L’autre figure incontournable de ce film, à la mise en scène élégante, c’est Lambert Wilson qui signe une composition frappante du commandant. Commentaires du comédien : « Dans ce genre d’exercice, il faut comprendre assez rapidement, metteur en scène et acteurs confondus, que ce que l’on va donner au public c’est une sensation, la vibration d’un personnage, pas une imitation. A la fin de Hiver 54, je ne ressemblais toujours pas à l’Abbé Pierre mais le plus beau compliment est venu des Compagnons qui m’ont dit l’avoir ressenti à travers mon interprétation. »

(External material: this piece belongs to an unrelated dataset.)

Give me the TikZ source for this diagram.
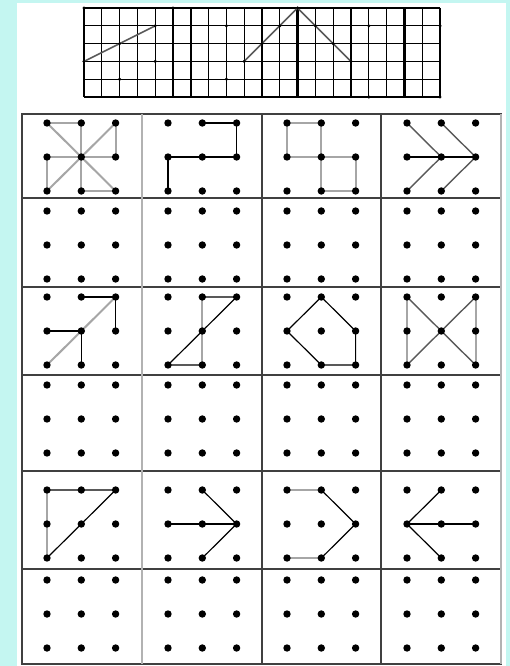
\documentclass[tikz,border=0pt]{standalone}
\definecolor{bgcyan}{RGB}{196,246,241}
\tikzset{
  blk/.style={black,line width=1.2pt},
  gry/.style={gray!70,line width=2pt},
  dkg/.style={black!65,line width=1.4pt},
  frame/.style={black!75,line width=1.5pt},
}
\begin{document}
\begin{tikzpicture}[x=1pt,y=-1pt]
  \fill[bgcyan] (0,0) rectangle (510,666);
  \fill[white] (17,3) rectangle (506,666);
  % squared strip at the top
  \foreach \k in {0,...,20}
    \draw[line width=1.2pt] (84+17.8*\k,8) -- (84+17.8*\k,97);
  \foreach \k in {6,12,18}
    \draw[line width=2.4pt] (84+17.8*\k,8) -- (84+17.8*\k,97);
  \foreach \k in {0,...,5}
    \draw[line width=1.2pt] (84,8+17.8*\k) -- (440,8+17.8*\k);
  \coordinate (s1) at (84,61.4);
  \coordinate (s2) at (155.2,25.8);
  \coordinate (s3) at (244.2,61.4);
  \coordinate (s4) at (297.6,8);
  \coordinate (s5) at (351,61.4);
  \draw[dkg,line width=1.6pt] (s1) -- (s2);
  \draw[dkg,line width=1.6pt] (s3) -- (s4) -- (s5);
  \foreach \a/\b in {0/5,5/5,2/3,4/4,0/2,4/2,2/1,8/4,8/1,9/2,10/3,11/4,12/5,13/4,14/3,15/2,16/4,16/0,20/4,20/0}
    \fill (84+17.8*\a,97-17.8*\b) circle (1.7pt);
  % table
  \draw[frame] (22,114) rectangle (501,664);
  \foreach \y in {198,287,375,471,569}
    \draw[frame] (22,\y) -- (501,\y);
  \draw[gray!60,line width=1.4pt] (142,114) -- (142,664);
  \draw[frame] (262,114) -- (262,664);
  \draw[frame] (381,114) -- (381,664);
  \draw[gray!60,line width=1.4pt] (501,114) -- (501,664);
  % dot boards
  \foreach \r/\yy in {1/123,2/211,3/297,4/385,5/490,6/580}
    \foreach \c/\xx in {1/47,2/168,3/287,4/407}
      \foreach \i in {0,1,2}
        \foreach \j in {0,1,2}
          \coordinate (b\r\c-\i\j) at (\xx+34.3*\i,\yy+34*\j);
  % row 1
  \draw[gry] (b11-00) -- (b11-10) -- (b11-12) -- (b11-22);
  \draw[gry] (b11-20) -- (b11-21) -- (b11-01) -- (b11-02);
  \draw[gry] (b11-00) -- (b11-22) (b11-20) -- (b11-02);
  \draw[blk] (b12-10) -- (b12-20) -- (b12-21) -- (b12-01) -- (b12-02);
  \draw[gry] (b13-01) -- (b13-00) -- (b13-10) -- (b13-12) -- (b13-22) -- (b13-21) -- (b13-01);
  \draw[dkg] (b14-00) -- (b14-11) -- (b14-02);
  \draw[dkg] (b14-10) -- (b14-21) -- (b14-12);
  \draw[blk] (b14-01) -- (b14-21);
  % row 3
  \draw[blk] (b31-10) -- (b31-20) -- (b31-21);
  \draw[blk] (b31-01) -- (b31-11) -- (b31-12);
  \draw[gry] (b31-20) -- (b31-02);
  \draw[gry] (b32-10) -- (b32-12);
  \draw[blk] (b32-10) -- (b32-20) -- (b32-02) -- (b32-12);
  \draw[blk] (b33-10) -- (b33-21) -- (b33-22) -- (b33-12) -- (b33-01) -- cycle;
  \draw[gry] (b34-00) -- (b34-02) (b34-20) -- (b34-22);
  \draw[dkg] (b34-00) -- (b34-22) (b34-20) -- (b34-02);
  % row 5
  \draw[gry] (b51-00) -- (b51-02);
  \draw[blk] (b51-00) -- (b51-20) -- (b51-02);
  \draw[blk] (b52-10) -- (b52-21) -- (b52-12);
  \draw[blk] (b52-01) -- (b52-21);
  \draw[gry] (b53-00) -- (b53-10) (b53-02) -- (b53-12);
  \draw[blk] (b53-10) -- (b53-21) -- (b53-12);
  \draw[blk] (b54-10) -- (b54-01) -- (b54-12);
  \draw[blk] (b54-01) -- (b54-21);
  % dots on top
  \foreach \r in {1,...,6}
    \foreach \c in {1,...,4}
      \foreach \i in {0,1,2}
        \foreach \j in {0,1,2}
          \fill (b\r\c-\i\j) circle (3.7pt);
\end{tikzpicture}
\end{document}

La plus étonnante prestation revient sans nul doute à Audrey Tautou qui signe ici un de ses rôles les plus forts. Et fait ressentir le drame intérieur que vit Simone Cousteau, l’épouse aussi bien adulée que trompée, et qui sacrifia sa vie au grand homme. Au fil du récit, elle parvient à faire ressentir le vieillissement intérieur de cette figure de « La Calypso », sa vraie maison, son côté direct, parfois grossier, sa jalousie pour les autres femmes (elle avait ses raisons il est vrai).
Tourné aux quatre coins du monde, parfois dans des conditions difficiles sur un navire dont les machines ne fonctionnaient presque jamais et que l’équipe dut faire remorquer, et parfois avec une météo terrible – Pierre Niney parle de « séquences apocalyptiques » – cette Odyssée restitue bien le parcours sinueux du vrai Cousteau. SI la mise en scène paraît parfois un peu trop sage, et ce malgré quelques images magnifiques sur la banquise au petit matin, il y a quelques moments qui rendant hommage aux passions maritimes du créateur du Monde du silence, notamment ses plongées magiques. Et l’équipe est parvenue aux Bahamas à faire ressentir les émotions fortes d’une plongée au milieu des requins. Non sans humour, Pierre Niney souligne : « Les assurances m’ont autorisé à faire moi-même la séquence mais la dernière semaine du tournage… » Et Jérôme Salle d’ajouter : « Quand vous vous retrouvez face à un requin tigre de 4 mètres 50 de long, c’est aussi un moment fou, impressionnant, émouvant ! »
Ni plaidoyer écologique, ni biopic laudateur, ce film restitue assez justement la vraie personnalité du célèbre commandant. Et les personnages sont tous joliment incarnés.